The atmosphere outside of the Southwest Ranches Town Hall precinct was quiet. The air was breezy, the only noise coming from Griffin Road and a clanging flagpole. Some voters wished it were that quiet when they were actually voting.
“[Voting is] good, it’s easy, it’s quick. If everybody in the room – the officials – would not talk,” says Vikki Yarborough in a firm voice. “That’s my biggest beef.”
Yarborough, 58, says the loud chatter of officials who work on Election Day can be distracting.
“They talk all the time, and [when] you gotta read all these amendments or read things, you can’t because… they’re talking to each other.”

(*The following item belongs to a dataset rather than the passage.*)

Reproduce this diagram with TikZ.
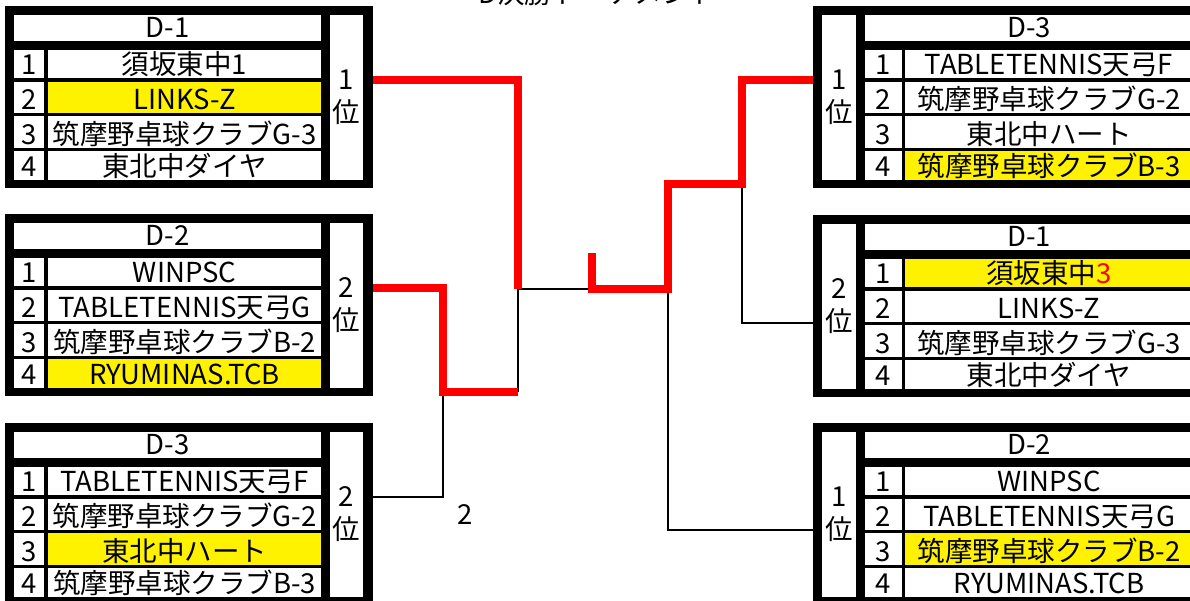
\documentclass[tikz,border=0pt]{standalone}
\usepackage{fontspec}
\setmainfont{Noto Sans CJK JP}
\tikzset{
  frame/.style={fill=black, inner sep=0pt, outer sep=0pt, anchor=north west},
  cellw/.style={fill=white, inner sep=0pt, outer sep=0pt, anchor=north west},
  cellhl/.style={fill=yellow, inner sep=0pt, outer sep=0pt, anchor=north west},
  txt/.style={inner sep=0pt, outer sep=0pt, anchor=base, font=\fontsize{27.5}{31}\selectfont},
  win/.style={draw=red, line width=8.5pt, line join=miter},
  lose/.style={draw=black, line width=2.5pt},
  r1/.style=cellw, r2/.style=cellw, r3/.style=cellw, r4/.style=cellw,
}
% row: id, rownum, top, height, name
\newcommand{\TRow}[5]{%
  \node[cellw, minimum width=\nw pt, minimum height=#4pt] (#1n#2) at (\nx,#3) {};
  \node[r#2, minimum width=\cw pt, minimum height=#4pt] (#1c#2) at (\cx,#3) {};
  \path (#1n#2.south) ++(0,-3.5) node[txt] (#1d#2) {#2};
  \path (#1c#2.south) ++(0,-3.5) node[txt] (#1t#2) {#5};
}
\newcommand{\Rows}[5]{%
  \TRow{#1}{1}{44}{28}{#2}
  \TRow{#1}{2}{75.5}{31.5}{#3}
  \TRow{#1}{3}{110}{32}{#4}
  \TRow{#1}{4}{145}{29}{#5}
}
% left box: id, x, y, title, rank, n1..n4
\newcommand{\LBox}[9]{%
\begin{scope}[shift={(#2,#3)}]
  \def\nx{9}\def\nw{30}\def\cx{43}\def\cw{273}
  \node[frame, minimum width=368pt, minimum height=182pt] (#1) at (0,0) {};
  \node[cellw, minimum width=307pt, minimum height=26pt] (#1h) at (9,9) {};
  \path (#1h.south) ++(0,-4) node[txt] (#1ht) {#4};
  \node[cellw, minimum width=33pt, minimum height=165pt] (#1r) at (325,9) {};
  \node[txt] (#1ra) at (341.5,83) {#5};
  \node[txt] (#1rb) at (341.5,116) {位};
  \Rows{#1}{#6}{#7}{#8}{#9}
\end{scope}}
% right box
\newcommand{\RBox}[9]{%
\begin{scope}[shift={(#2,#3)}]
  \def\nx{52}\def\nw{37}\def\cx{92}\def\cw{288}
  \node[frame, minimum width=389pt, minimum height=182pt] (#1) at (0,0) {};
  \node[cellw, minimum width=328pt, minimum height=26pt] (#1h) at (52,9) {};
  \path (#1h.south) ++(0,-4) node[txt] (#1ht) {#4};
  \node[cellw, minimum width=34pt, minimum height=165pt] (#1r) at (9,9) {};
  \node[txt] (#1ra) at (26,83) {#5};
  \node[txt] (#1rb) at (26,116) {位};
  \Rows{#1}{#6}{#7}{#8}{#9}
\end{scope}}
\begin{document}
\begin{tikzpicture}[x=1pt,y=-1pt]
\useasboundingbox (0,0) rectangle (1190,600);
\clip (0,0) rectangle (1190,600);
\fill[white] (0,0) rectangle (1190,600);
\node[txt] (title) at (598,3) {D決勝トーナメント};

\tikzset{r2/.style=cellhl}
\LBox{L1}{5}{6}{D-1}{1}{須坂東中1}{LINKS-Z}{筑摩野卓球クラブG-3}{東北中ダイヤ}
\tikzset{r2/.style=cellw, r4/.style=cellhl}
\LBox{L2}{5}{214}{D-2}{2}{WINPSC}{TABLETENNIS天弓G}{筑摩野卓球クラブB-2}{RYUMINAS.TCB}
\tikzset{r4/.style=cellw, r3/.style=cellhl}
\LBox{L3}{5}{423}{D-3}{2}{TABLETENNIS天弓F}{筑摩野卓球クラブG-2}{東北中ハート}{筑摩野卓球クラブB-3}
\tikzset{r3/.style=cellw, r4/.style=cellhl}
\RBox{R1}{813}{6}{D-3}{1}{TABLETENNIS天弓F}{筑摩野卓球クラブG-2}{東北中ハート}{筑摩野卓球クラブB-3}
\tikzset{r4/.style=cellw, r1/.style=cellhl}
\RBox{R2}{813}{215}{D-1}{2}{須坂東中\textcolor{red}{3}}{LINKS-Z}{筑摩野卓球クラブG-3}{東北中ダイヤ}
\tikzset{r1/.style=cellw, r3/.style=cellhl}
\RBox{R3}{813}{423}{D-2}{1}{WINPSC}{TABLETENNIS天弓G}{筑摩野卓球クラブB-2}{RYUMINAS.TCB}

\coordinate (a1) at (518,80);
\coordinate (a2) at (518,289);
\coordinate (b1) at (443,288);
\coordinate (b2) at (443,392);
\coordinate (b3) at (518,392);
\coordinate (c0) at (592,253);
\coordinate (c1) at (592,289);
\coordinate (c2) at (668,289);
\coordinate (c3) at (668,184);
\coordinate (c4) at (742,184);
\coordinate (c5) at (742,80);
\coordinate (d1) at (742,323);
\coordinate (e1) at (668,530);
\coordinate (f1) at (443,497);

\draw[lose] (b3) -- (a2) -- (c1);
\draw[lose] (L3.east |- f1) -- (f1) -- (b2);
\draw[lose] (c4) -- (d1) -- (R2.west |- d1);
\draw[lose] (c2) -- (e1) -- (R3.west |- e1);
\draw[win] (L1.east |- a1) -- (a1) -- (a2);
\draw[win] (L2.east |- b1) -- (b1) -- (b2) -- (b3);
\draw[win] (c0) -- (c1) -- (c2) -- (c3) -- (c4) -- (c5) -- (R1.west |- c5);

\node[txt, anchor=center] (lbl) at (465,515) {2};
\end{tikzpicture}
\end{document}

According to the Broward County Supervisor of Elections website, Election Day poll workers are required to meet three main criteria: They have to be able to communicate fluently in English, attend a training session, and be registered to vote in Broward County.

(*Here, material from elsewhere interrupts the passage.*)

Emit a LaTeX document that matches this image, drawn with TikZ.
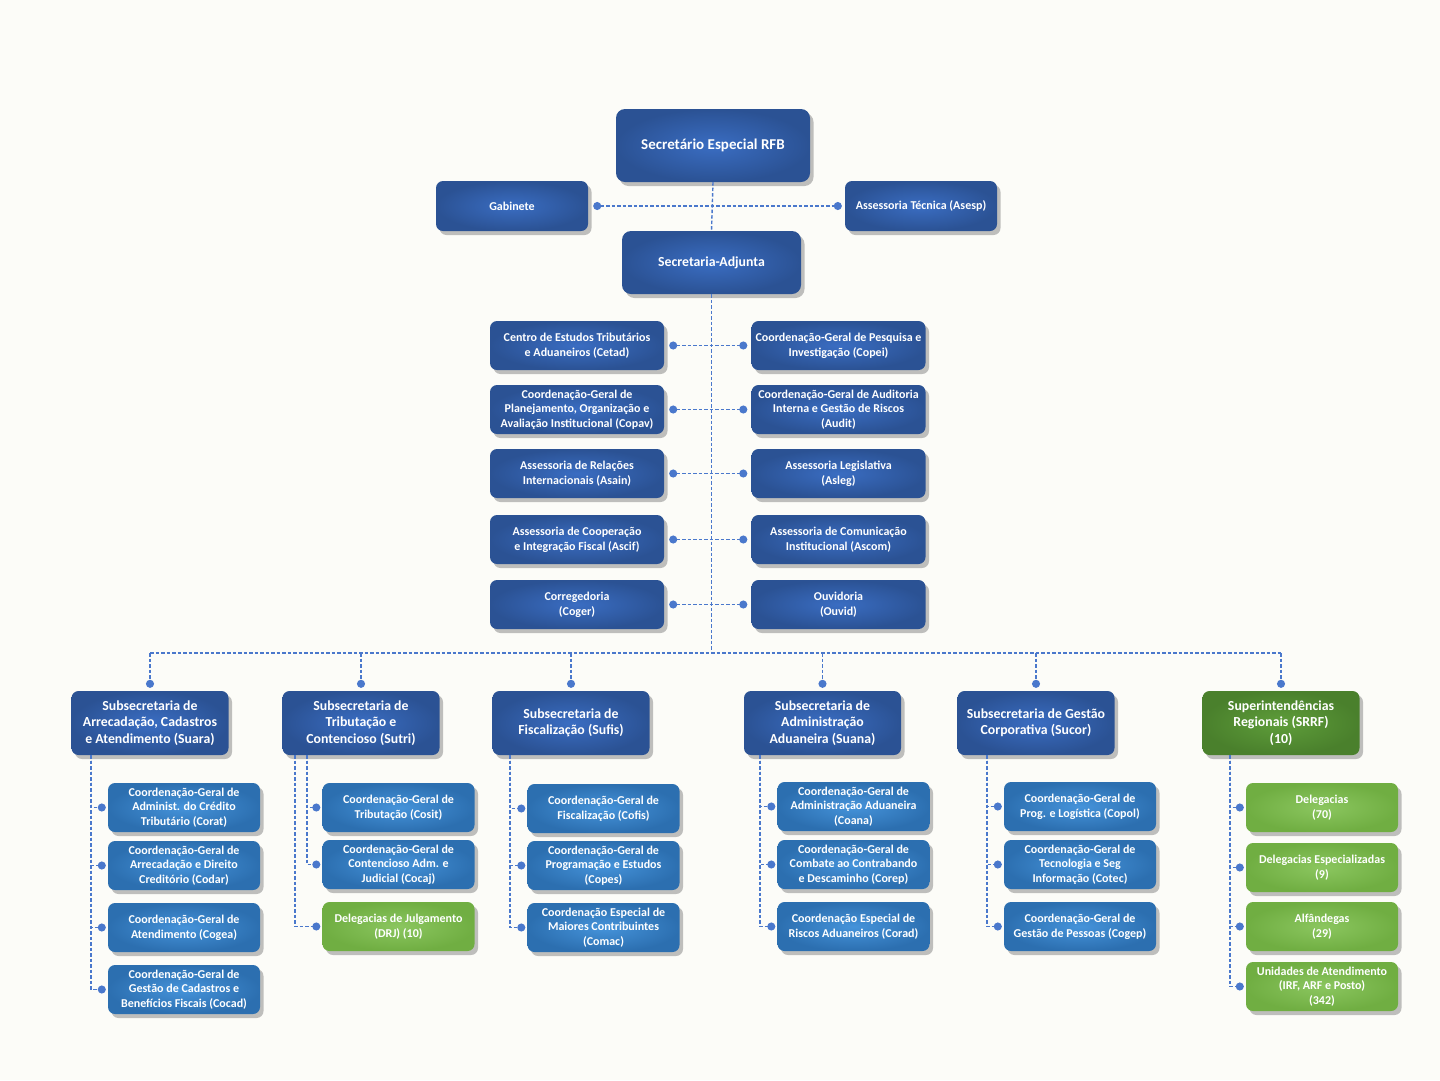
\documentclass[tikz,border=0pt]{standalone}
\usepackage{fontspec}
\setmainfont{Carlito}
\usetikzlibrary{arrows.meta,shadows}
\definecolor{bgc}{HTML}{FCFCF8}
\definecolor{lnc}{HTML}{4A78CC}
\definecolor{b1o}{HTML}{2B5294}
\definecolor{b1i}{HTML}{3A6DC2}
\definecolor{b3o}{HTML}{2C6FB0}
\definecolor{b3i}{HTML}{4593DA}
\definecolor{g1o}{HTML}{4A802C}
\definecolor{g1i}{HTML}{5E9D3A}
\definecolor{g3o}{HTML}{70AE42}
\definecolor{g3i}{HTML}{8BC65F}
\tikzset{
  boxbase/.style={rounded corners=7pt, text=white, align=center, inner sep=0pt,
    font=\bfseries\fontsize{12}{14.6}\selectfont,
    drop shadow={shadow xshift=3.5pt, shadow yshift=-4pt, fill=black!45, opacity=0.55}},
  darkbox/.style={boxbase, inner color=b1i, outer color=b1o},
  lightbox/.style={boxbase, inner color=b3i, outer color=b3o, minimum width=152pt, minimum height=49pt},
  dgreenbox/.style={boxbase, inner color=g1i, outer color=g1o},
  lgreenbox/.style={boxbase, inner color=g3i, outer color=g3o, minimum width=152pt, minimum height=49pt},
  midbox/.style={darkbox, minimum width=174pt, minimum height=49pt},
  subbox/.style={darkbox, minimum width=157pt, minimum height=64pt, font=\bfseries\fontsize{13.8}{16.2}\selectfont},
  conn/.style={lnc, line width=1.4pt, dash pattern=on 3.5pt off 2pt},
  dotend/.style={conn, -{Circle[length=8pt]}},
  dotboth/.style={conn, {Circle[length=8pt]}-{Circle[length=8pt]}},
}
\begin{document}
\begin{tikzpicture}[x=1pt,y=-1pt]
\fill[bgc] (0,0) rectangle (1440,1080);
\useasboundingbox (0,0) rectangle (1440,1080);

% top
\node[darkbox, minimum width=194pt, minimum height=73pt, rounded corners=9pt, font=\bfseries\fontsize{15}{18}\selectfont] (sec) at (713,145.5) {Secretário Especial RFB};
\node[darkbox, minimum width=152pt, minimum height=50pt] (gab) at (512,206) {Gabinete};
\node[darkbox, minimum width=152pt, minimum height=50pt] (ases) at (921,206) {Assessoria Técnica (Asesp)};
\node[darkbox, minimum width=179pt, minimum height=63pt, rounded corners=9pt, font=\bfseries\fontsize{13.8}{16}\selectfont] (adj) at (711.5,262.5) {Secretaria-Adjunta};

% middle rows
\node[midbox] (l1) at (577,345.5) {Centro de Estudos Tributários\\e Aduaneiros (Cetad)};
\node[midbox] (r1) at (838.5,345.5) {Coordenação-Geral de Pesquisa e\\Investigação (Copei)};
\node[midbox] (l2) at (577,409.5) {Coordenação-Geral de\\Planejamento, Organização e\\Avaliação Institucional (Copav)};
\node[midbox] (r2) at (838.5,409.5) {Coordenação-Geral de Auditoria\\Interna e Gestão de Riscos\\(Audit)};
\node[midbox] (l3) at (577,473.5) {Assessoria de Relações\\Internacionais (Asain)};
\node[midbox] (r3) at (838.5,473.5) {Assessoria Legislativa\\(Asleg)};
\node[midbox] (l4) at (577,539.5) {Assessoria de Cooperação\\e Integração Fiscal (Ascif)};
\node[midbox] (r4) at (838.5,539.5) {Assessoria de Comunicação\\Institucional (Ascom)};
\node[midbox] (l5) at (577,604.5) {Corregedoria\\(Coger)};
\node[midbox] (r5) at (838.5,604.5) {Ouvidoria\\(Ouvid)};

% level 2
\node[subbox] (suara) at (150,723) {Subsecretaria de\\Arrecadação, Cadastros\\e Atendimento (Suara)};
\node[subbox] (sutri) at (361,723) {Subsecretaria de\\Tributação e\\Contencioso (Sutri)};
\node[subbox] (sufis) at (571,723) {Subsecretaria de\\Fiscalização (Sufis)};
\node[subbox] (suana) at (822.5,723) {Subsecretaria de\\Administração\\Aduaneira (Suana)};
\node[subbox] (sucor) at (1036,723) {Subsecretaria de Gestão\\Corporativa (Sucor)};
\node[dgreenbox, minimum width=157pt, minimum height=64pt, font=\bfseries\fontsize{13.8}{16.2}\selectfont] (srrf) at (1281,723) {Superintendências\\Regionais (SRRF)\\(10)};

% level 3 - Suara
\node[lightbox] (corat) at (184,807.5) {Coordenação-Geral de\\Administ. do Crédito\\Tributário (Corat)};
\node[lightbox] (codar) at (184,865.5) {Coordenação-Geral de\\Arrecadação e Direito\\Creditório (Codar)};
\node[lightbox] (cogea) at (184,927.5) {Coordenação-Geral de\\Atendimento (Cogea)};
\node[lightbox] (cocad) at (184,989.5) {Coordenação-Geral de\\Gestão de Cadastros e\\Benefícios Fiscais (Cocad)};
% Sutri
\node[lightbox] (cosit) at (398.5,807.5) {Coordenação-Geral de\\Tributação (Cosit)};
\node[lightbox] (cocaj) at (398.5,864.5) {Coordenação-Geral de\\Contencioso Adm. e\\Judicial (Cocaj)};
\node[lgreenbox] (drj) at (398.5,926.5) {Delegacias de Julgamento\\(DRJ) (10)};
% Sufis
\node[lightbox] (cofis) at (603.5,808.5) {Coordenação-Geral de\\Fiscalização (Cofis)};
\node[lightbox] (copes) at (603.5,865.5) {Coordenação-Geral de\\Programação e Estudos\\(Copes)};
\node[lightbox] (comac) at (603.5,927.5) {Coordenação Especial de\\Maiores Contribuintes\\(Comac)};
% Suana
\node[lightbox] (coana) at (853.5,806.5) {Coordenação-Geral de\\Administração Aduaneira\\(Coana)};
\node[lightbox] (corep) at (853.5,864.5) {Coordenação-Geral de\\Combate ao Contrabando\\e Descaminho (Corep)};
\node[lightbox] (corad) at (853.5,926.5) {Coordenação Especial de\\Riscos Aduaneiros (Corad)};
% Sucor
\node[lightbox] (copol) at (1080,806.5) {Coordenação-Geral de\\Prog. e Logística (Copol)};
\node[lightbox] (cotec) at (1080,864.5) {Coordenação-Geral de\\Tecnologia e Seg\\Informação (Cotec)};
\node[lightbox] (cogep) at (1080,926.5) {Coordenação-Geral de\\Gestão de Pessoas (Cogep)};
% SRRF
\node[lgreenbox] (dele) at (1322,807.5) {Delegacias\\(70)};
\node[lgreenbox] (dees) at (1322,867.5) {Delegacias Especializadas\\(9)};
\node[lgreenbox] (alf) at (1322,926.5) {Alfândegas\\(29)};
\node[lgreenbox] (unid) at (1322,986.5) {Unidades de Atendimento\\(IRF, ARF e Posto)\\(342)};

% connectors top
\draw[conn] (sec.south) -- (adj.north);
\draw[dotboth] ([xshift=5pt]gab.east) -- ([xshift=-3pt]ases.west);
\coordinate (bus) at (711.5,653);
\draw[conn] (adj.south) -- (bus);
\foreach \l/\r in {l1/r1,l2/r2,l3/r3,l4/r4,l5/r5}
  \draw[dotboth] ([xshift=5pt]\l.east) -- ([xshift=-4pt]\r.west);

% bus
\draw[conn] (suara.north |- bus) -- (srrf.north |- bus);
\foreach \n in {suara,sutri,sufis,suana,sucor,srrf}
  \draw[dotend] (\n.north |- bus) -- ([yshift=3pt]\n.north);

% spines
\coordinate (sp1) at (91,755);
\foreach \c in {corat,codar,cogea,cocad}
  \draw[dotend] (sp1) |- ([xshift=-2pt]\c.west);
\coordinate (sp2a) at (295,755);
\coordinate (sp2b) at (307,755);
\draw[dotend] (sp2a) |- ([xshift=-2pt]drj.west);
\foreach \c in {cosit,cocaj}
  \draw[dotend] (sp2b) |- ([xshift=-2pt]\c.west);
\coordinate (sp3) at (510,755);
\foreach \c in {cofis,copes,comac}
  \draw[dotend] (sp3) |- ([xshift=-2pt]\c.west);
\coordinate (sp4) at (760,755);
\foreach \c in {coana,corep,corad}
  \draw[dotend] (sp4) |- ([xshift=-2pt]\c.west);
\coordinate (sp5) at (987,755);
\foreach \c in {copol,cotec,cogep}
  \draw[dotend] (sp5) |- ([xshift=-2pt]\c.west);
\coordinate (sp6) at (1230,755);
\foreach \c in {dele,dees,alf,unid}
  \draw[dotend] (sp6) |- ([xshift=-2pt]\c.west);
\end{tikzpicture}
\end{document}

Mary Cooney, public services director for Broward County Supervisor of Elections, says she is not aware of a clear-cut rule that talks about noise-level of poll workers, but they are supposed to be considerate of the voters' needs.
For Yarborough, poll workers shouldn’t be so gregarious while voters are doing their civic duty. She’s lived in Southwest Ranches for 30 years, and says she has requested officials to be quiet every time she’s voted.
“I’m glad I do my homework before I come in [to vote]," she says.